Graham also said constraints on the inquiry’s scope were not the doing of the White House, but of the moderate GOP senators who called for the reopened background check. “I know that Sens. Flake, Collins and Murkowski wanted a limited review,” he said.
But Sen. Mazie Hirono, a Hawaii Democrat on the Judiciary Committee, called on the three undecided Republicans to use their leverage to ensure the probe would be sufficiently thorough.
“The question is, are we going to get the kind of investigation that is thorough and fair?” she said on ABC.
Trump supported Kavanaugh after Ford’s account of the alleged assault, and did so again at a campaign-style rally Saturday night in West Virginia.
“On Thursday, the American people saw the brilliant and really incredible character, quality and courage of our nominee for the United States Supreme Court, Judge Brett Kavanaugh,” he told the crowd, which whooped in response.
Congressional Republicans have largely joined Trump in denouncing the confirmation process as tainted by partisanship, but most have avoided direct criticism of Ford or the other accusers, instead targeting committee Democrats.

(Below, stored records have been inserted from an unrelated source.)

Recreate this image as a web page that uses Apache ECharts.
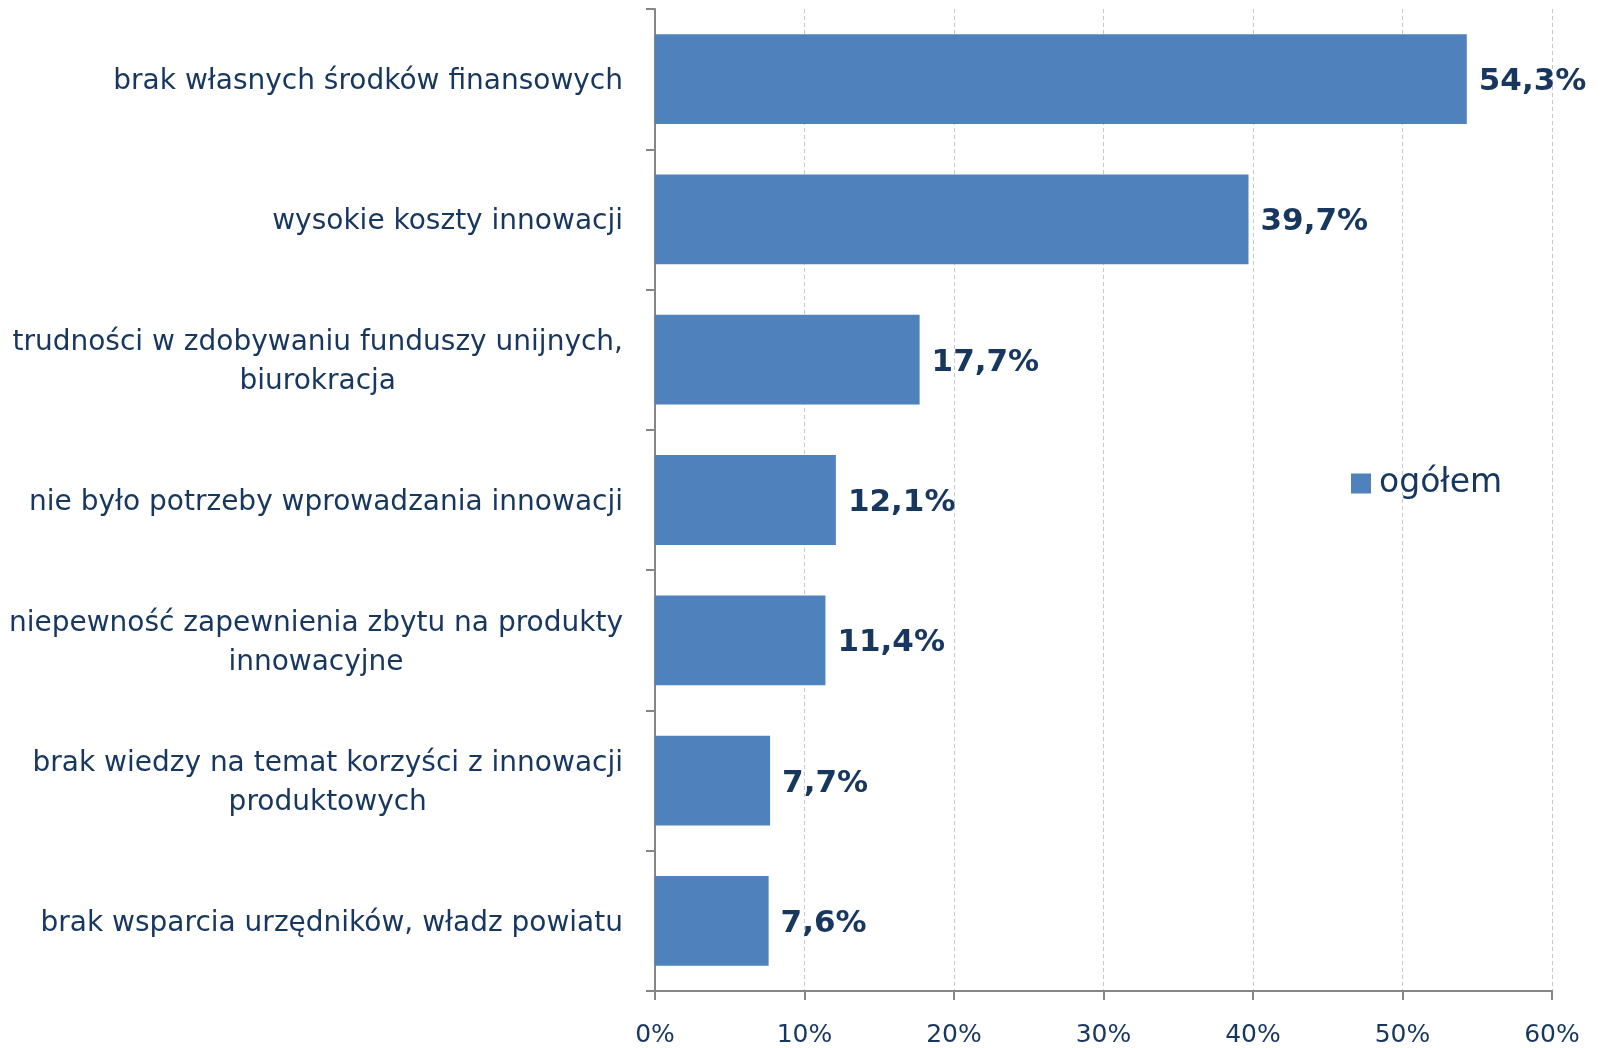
<!DOCTYPE html>
<html><head><meta charset="utf-8">
<script src="https://cdn.jsdelivr.net/npm/echarts@6/dist/echarts.min.js"></script>
<style>html,body{margin:0;padding:0;background:#fff}#c{width:1602px;height:1048px}</style>
</head><body><div id="c"></div>
<script>
const categories = [
  "brak własnych środków finansowych",
  "wysokie koszty innowacji",
  "trudności w zdobywaniu funduszy unijnych,\nbiurokracja",
  "nie było potrzeby wprowadzania innowacji",
  "niepewność zapewnienia zbytu na produkty\ninnowacyjne",
  "brak wiedzy na temat korzyści z innowacji\nproduktowych",
  "brak wsparcia urzędników, władz powiatu"
];
const values = [54.3, 39.7, 17.7, 12.1, 11.4, 7.7, 7.6];
const seriesName = "ogółem";
const xTicks = [0, 10, 20, 30, 40, 50, 60];

const FONT = "DejaVu Sans, sans-serif";
const TXT = "#17375E";
const LSIZE = 28;

const cv = document.createElement('canvas').getContext('2d');
cv.font = LSIZE + "px " + FONT;
const rich = {};
const labelFmt = {};
categories.forEach((c, i) => {
  const lines = c.split("\n");
  const w = Math.max(...lines.map(l => cv.measureText(l).width)) + 2;
  rich['l' + i] = { width: w, align: 'center', fontSize: LSIZE, fontFamily: FONT, color: TXT, lineHeight: 39 };
  labelFmt[c] = lines.map(l => '{l' + i + '|' + l + '}').join("\n");
});

const chart = echarts.init(document.getElementById('c'));
chart.setOption({
  backgroundColor: '#fff',
  animation: false,
  grid: { left: 655, right: 50, top: 9, bottom: 57, containLabel: false },
  legend: {
    data: [seriesName], left: 1346, top: 462, icon: 'rect', itemWidth: 20, itemHeight: 20, itemGap: 8,
    textStyle: { fontSize: 33, fontFamily: FONT, color: TXT, padding: [0, 0, 0, 3] }
  },
  xAxis: {
    type: 'value', min: xTicks[0], max: xTicks[xTicks.length - 1], interval: 10,
    axisLine: { show: true, lineStyle: { color: '#868686', width: 2 } },
    axisTick: { show: true, length: 9, lineStyle: { color: '#868686', width: 2 } },
    splitLine: { show: true, lineStyle: { color: '#c8c8c8', width: 1, type: [4, 3] } },
    axisLabel: { margin: 32, fontSize: 25, fontFamily: FONT, color: TXT, formatter: v => v + '%' }
  },
  yAxis: {
    type: 'category', inverse: true, data: categories,
    axisLine: { show: true, lineStyle: { color: '#868686', width: 2 } },
    axisTick: { show: true, length: 9, lineStyle: { color: '#868686', width: 2 } },
    axisLabel: { margin: 31, formatter: v => labelFmt[v], rich: rich, align: 'right', padding: [5, 0, 0, 0] }
  },
  series: [{
    name: seriesName, type: 'bar', data: values, barCategoryGap: '36%',
    itemStyle: { color: '#4F81BD' },
    label: {
      show: true, position: 'right', distance: 12, offset: [0, 3],
      fontSize: 31, fontWeight: 'bold', fontFamily: FONT, color: TXT,
      formatter: p => p.value.toFixed(1).replace('.', ',') + '%'
    }
  }]
});
</script></body></html>
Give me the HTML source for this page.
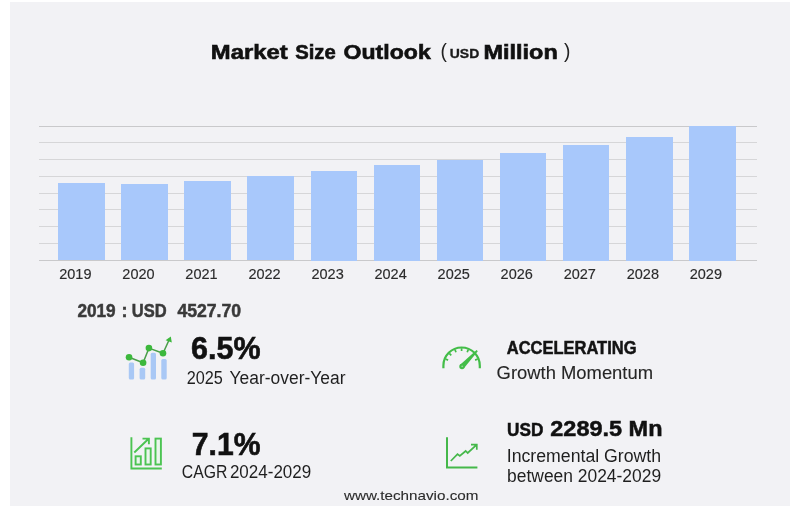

Most also have called the reopened investigation unnecessary but say they are willing to see what it turns up. “If there’s some shocking new evidence and proof, I’m open to evaluating that evidence,” Sen. Tom Cotton of Arkansas said on CBS’ “Face the Nation.”
With the midterm election just over a month away — and Democrats feeling more confident about seizing control of the House — some lawmakers said Kavanaugh could face scrutiny, even impeachment, if he has by then ascended to the Supreme Court.
Rep. Jerrold Nadler of New York, who is in line to lead the House Judiciary Committee if Democrats win a majority, said on ABC that if this probe is lacking, the House would do its own inquiry into “things that haven’t been properly looked into,” including whether Kavanaugh had perjured himself in his testimony, as critics and legal observers have suggested.